Repeat all of the material below exactly as written, images excluded.

::: DATA PROVIDED :::

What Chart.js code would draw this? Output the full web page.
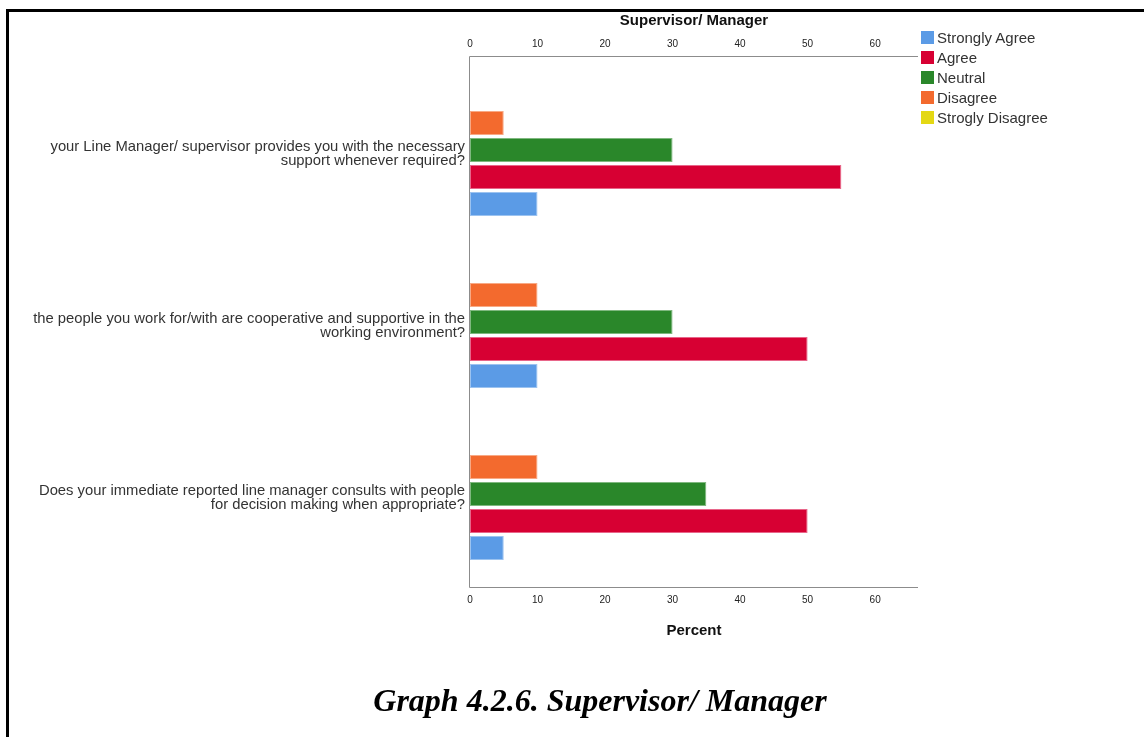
<!DOCTYPE html>
<html>
<head>
<meta charset="utf-8">
<script src="https://cdn.jsdelivr.net/npm/chart.js@4.4.0/dist/chart.umd.min.js"></script>
<style>
  html, body { margin:0; padding:0; background:#fff; }
  body { width:1144px; height:737px; position:relative; overflow:hidden; font-family:"Liberation Sans", Arial, sans-serif; }
  #frame { position:absolute; left:6px; top:9px; width:1200px; height:800px; border:3px solid #000; box-sizing:border-box; }
  #wrap { position:absolute; left:0; top:0; width:1144px; height:737px; }
  #title { position:absolute; top:11px; left:594px; width:200px; text-align:center; font-weight:bold; font-size:15px; line-height:17px; color:#111; }
  #xtitle { position:absolute; top:621px; left:594px; width:200px; text-align:center; font-weight:bold; font-size:15px; line-height:17px; color:#111; }
  #caption { position:absolute; top:680px; left:300px; width:600px; text-align:center; font-family:"Liberation Serif","Times New Roman",serif; font-weight:bold; font-style:italic; font-size:32px; line-height:40px; color:#000; }
  #legend { position:absolute; left:921px; top:27px; font-size:15px; color:#333; }
  .li { height:20px; display:flex; align-items:center; }
  .sw { width:13px; height:13px; margin-right:3px; box-sizing:border-box; }
</style>
</head>
<body>
<div id="frame"></div>
<div id="wrap"><canvas id="c" width="1144" height="737"></canvas></div>
<div id="title">Supervisor/ Manager</div>
<div id="xtitle">Percent</div>
<div id="legend"></div>
<div id="caption">Graph 4.2.6. Supervisor/ Manager</div>
<script>
// Data
const categories = [
  ["your Line Manager/ supervisor provides you with the necessary", "support whenever required?"],
  ["the people you work for/with are cooperative and supportive in the", "working environment?"],
  ["Does your immediate reported line manager consults with people", "for decision making when appropriate?"]
];
const seriesNames = ["Strongly Agree", "Agree", "Neutral", "Disagree", "Strogly Disagree"];
const stronglyAgree = [10, 10, 5];
const agree = [55, 50, 50];
const neutral = [30, 30, 35];
const disagree = [5, 10, 10];
const stronglyDisagree = [0, 0, 0];
const xTicks = [0, 10, 20, 30, 40, 50, 60];
const xMax = 66.2;

const colors = ["#5B9BE6", "#D70033", "#2A872A", "#F36A2E", "#E4D814"];
const borders = ["#9CC3F0", "#E8668A", "#7FB87F", "#F8A985", "#EFE675"];
const values = [stronglyAgree, agree, neutral, disagree, stronglyDisagree];

// Legend (HTML)
const lg = document.getElementById('legend');
seriesNames.forEach((n, i) => {
  const d = document.createElement('div'); d.className = 'li';
  d.innerHTML = '<div class="sw" style="background:' + colors[i] + '"></div><span>' + n + '</span>';
  lg.appendChild(d);
});

// datasets: top of cluster first (Strogly Disagree ... Strongly Agree)
const datasets = [];
for (let i = seriesNames.length - 1; i >= 0; i--) {
  datasets.push({
    label: seriesNames[i],
    data: values[i],
    backgroundColor: colors[i],
    borderColor: borders[i],
    borderWidth: 1,
    borderSkipped: false,
    categoryPercentage: 0.785,
    barPercentage: 0.89
  });
}

const framePlugin = {
  id: 'frame',
  afterDatasetsDraw(chart) {
    const a = chart.chartArea, ctx = chart.ctx;
    ctx.save();
    ctx.strokeStyle = '#8c8c8c';
    ctx.lineWidth = 1;
    ctx.beginPath();
    ctx.moveTo(a.right + 1, a.top - 7.5);
    ctx.lineTo(a.left - 0.5, a.top - 7.5);
    ctx.lineTo(a.left - 0.5, a.bottom + 7.5);
    ctx.lineTo(a.right + 1, a.bottom + 7.5);
    ctx.stroke();
    ctx.restore();
  }
};

const tickFont = { family: "'Liberation Sans', Arial, sans-serif", size: 10 };

new Chart(document.getElementById('c'), {
  type: 'bar',
  data: { labels: categories, datasets },
  options: {
    indexAxis: 'y',
    responsive: false,
    animation: false,
    layout: { padding: { left: 0, right: 227, top: 0, bottom: 0 } },
    plugins: { legend: { display: false }, tooltip: { enabled: false } },
    scales: {
      y: {
        type: 'category',
        grid: { display: false, drawTicks: false },
        border: { display: false },
        ticks: {
          color: '#333',
          padding: 5,
          labelOffset: 4,
          font: { family: "'Liberation Sans', Arial, sans-serif", size: 14.8, lineHeight: 0.92 }
        },
        afterFit(scale) { scale.width = 470; }
      },
      x: {
        type: 'linear', position: 'bottom', min: 0, max: xMax,
        grid: { display: false, drawTicks: false },
        border: { display: false },
        afterBuildTicks(scale) { scale.ticks = xTicks.map(v => ({ value: v })); },
        ticks: { color: '#222', padding: 14, font: tickFont, maxRotation: 0 },
        afterFit(scale) { scale.height = 157; }
      },
      x2: {
        type: 'linear', position: 'top', min: 0, max: xMax,
        grid: { display: false, drawTicks: false },
        border: { display: false },
        afterBuildTicks(scale) { scale.ticks = xTicks.map(v => ({ value: v })); },
        ticks: { color: '#222', padding: 14, font: tickFont, maxRotation: 0 },
        afterFit(scale) { scale.height = 64; }
      }
    }
  },
  plugins: [framePlugin]
});
</script>
</body>
</html>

:::

THE SOLUTION:
What Chart.js code would draw this? Output the full web page.
<!DOCTYPE html>
<html>
<head>
<meta charset="utf-8">
<script src="https://cdn.jsdelivr.net/npm/chart.js@4.4.0/dist/chart.umd.min.js"></script>
<style>
  html, body { margin:0; padding:0; background:#fff; }
  body { width:1144px; height:737px; position:relative; overflow:hidden; font-family:"Liberation Sans", Arial, sans-serif; }
  #frame { position:absolute; left:6px; top:9px; width:1200px; height:800px; border:3px solid #000; box-sizing:border-box; }
  #wrap { position:absolute; left:0; top:0; width:1144px; height:737px; }
  #title { position:absolute; top:11px; left:594px; width:200px; text-align:center; font-weight:bold; font-size:15px; line-height:17px; color:#111; }
  #xtitle { position:absolute; top:621px; left:594px; width:200px; text-align:center; font-weight:bold; font-size:15px; line-height:17px; color:#111; }
  #caption { position:absolute; top:680px; left:300px; width:600px; text-align:center; font-family:"Liberation Serif","Times New Roman",serif; font-weight:bold; font-style:italic; font-size:32px; line-height:40px; color:#000; }
  #legend { position:absolute; left:921px; top:27px; font-size:15px; color:#333; }
  .li { height:20px; display:flex; align-items:center; }
  .sw { width:13px; height:13px; margin-right:3px; box-sizing:border-box; }
</style>
</head>
<body>
<div id="frame"></div>
<div id="wrap"><canvas id="c" width="1144" height="737"></canvas></div>
<div id="title">Supervisor/ Manager</div>
<div id="xtitle">Percent</div>
<div id="legend"></div>
<div id="caption">Graph 4.2.6. Supervisor/ Manager</div>
<script>
// Data
const categories = [
  ["your Line Manager/ supervisor provides you with the necessary", "support whenever required?"],
  ["the people you work for/with are cooperative and supportive in the", "working environment?"],
  ["Does your immediate reported line manager consults with people", "for decision making when appropriate?"]
];
const seriesNames = ["Strongly Agree", "Agree", "Neutral", "Disagree", "Strogly Disagree"];
const stronglyAgree = [10, 10, 5];
const agree = [55, 50, 50];
const neutral = [30, 30, 35];
const disagree = [5, 10, 10];
const stronglyDisagree = [0, 0, 0];
const xTicks = [0, 10, 20, 30, 40, 50, 60];
const xMax = 66.2;

const colors = ["#5B9BE6", "#D70033", "#2A872A", "#F36A2E", "#E4D814"];
const borders = ["#9CC3F0", "#E8668A", "#7FB87F", "#F8A985", "#EFE675"];
const values = [stronglyAgree, agree, neutral, disagree, stronglyDisagree];

// Legend (HTML)
const lg = document.getElementById('legend');
seriesNames.forEach((n, i) => {
  const d = document.createElement('div'); d.className = 'li';
  d.innerHTML = '<div class="sw" style="background:' + colors[i] + '"></div><span>' + n + '</span>';
  lg.appendChild(d);
});

// datasets: top of cluster first (Strogly Disagree ... Strongly Agree)
const datasets = [];
for (let i = seriesNames.length - 1; i >= 0; i--) {
  datasets.push({
    label: seriesNames[i],
    data: values[i],
    backgroundColor: colors[i],
    borderColor: borders[i],
    borderWidth: 1,
    borderSkipped: false,
    categoryPercentage: 0.785,
    barPercentage: 0.89
  });
}

const framePlugin = {
  id: 'frame',
  afterDatasetsDraw(chart) {
    const a = chart.chartArea, ctx = chart.ctx;
    ctx.save();
    ctx.strokeStyle = '#8c8c8c';
    ctx.lineWidth = 1;
    ctx.beginPath();
    ctx.moveTo(a.right + 1, a.top - 7.5);
    ctx.lineTo(a.left - 0.5, a.top - 7.5);
    ctx.lineTo(a.left - 0.5, a.bottom + 7.5);
    ctx.lineTo(a.right + 1, a.bottom + 7.5);
    ctx.stroke();
    ctx.restore();
  }
};

const tickFont = { family: "'Liberation Sans', Arial, sans-serif", size: 10 };

new Chart(document.getElementById('c'), {
  type: 'bar',
  data: { labels: categories, datasets },
  options: {
    indexAxis: 'y',
    responsive: false,
    animation: false,
    layout: { padding: { left: 0, right: 227, top: 0, bottom: 0 } },
    plugins: { legend: { display: false }, tooltip: { enabled: false } },
    scales: {
      y: {
        type: 'category',
        grid: { display: false, drawTicks: false },
        border: { display: false },
        ticks: {
          color: '#333',
          padding: 5,
          labelOffset: 4,
          font: { family: "'Liberation Sans', Arial, sans-serif", size: 14.8, lineHeight: 0.92 }
        },
        afterFit(scale) { scale.width = 470; }
      },
      x: {
        type: 'linear', position: 'bottom', min: 0, max: xMax,
        grid: { display: false, drawTicks: false },
        border: { display: false },
        afterBuildTicks(scale) { scale.ticks = xTicks.map(v => ({ value: v })); },
        ticks: { color: '#222', padding: 14, font: tickFont, maxRotation: 0 },
        afterFit(scale) { scale.height = 157; }
      },
      x2: {
        type: 'linear', position: 'top', min: 0, max: xMax,
        grid: { display: false, drawTicks: false },
        border: { display: false },
        afterBuildTicks(scale) { scale.ticks = xTicks.map(v => ({ value: v })); },
        ticks: { color: '#222', padding: 14, font: tickFont, maxRotation: 0 },
        afterFit(scale) { scale.height = 64; }
      }
    }
  },
  plugins: [framePlugin]
});
</script>
</body>
</html>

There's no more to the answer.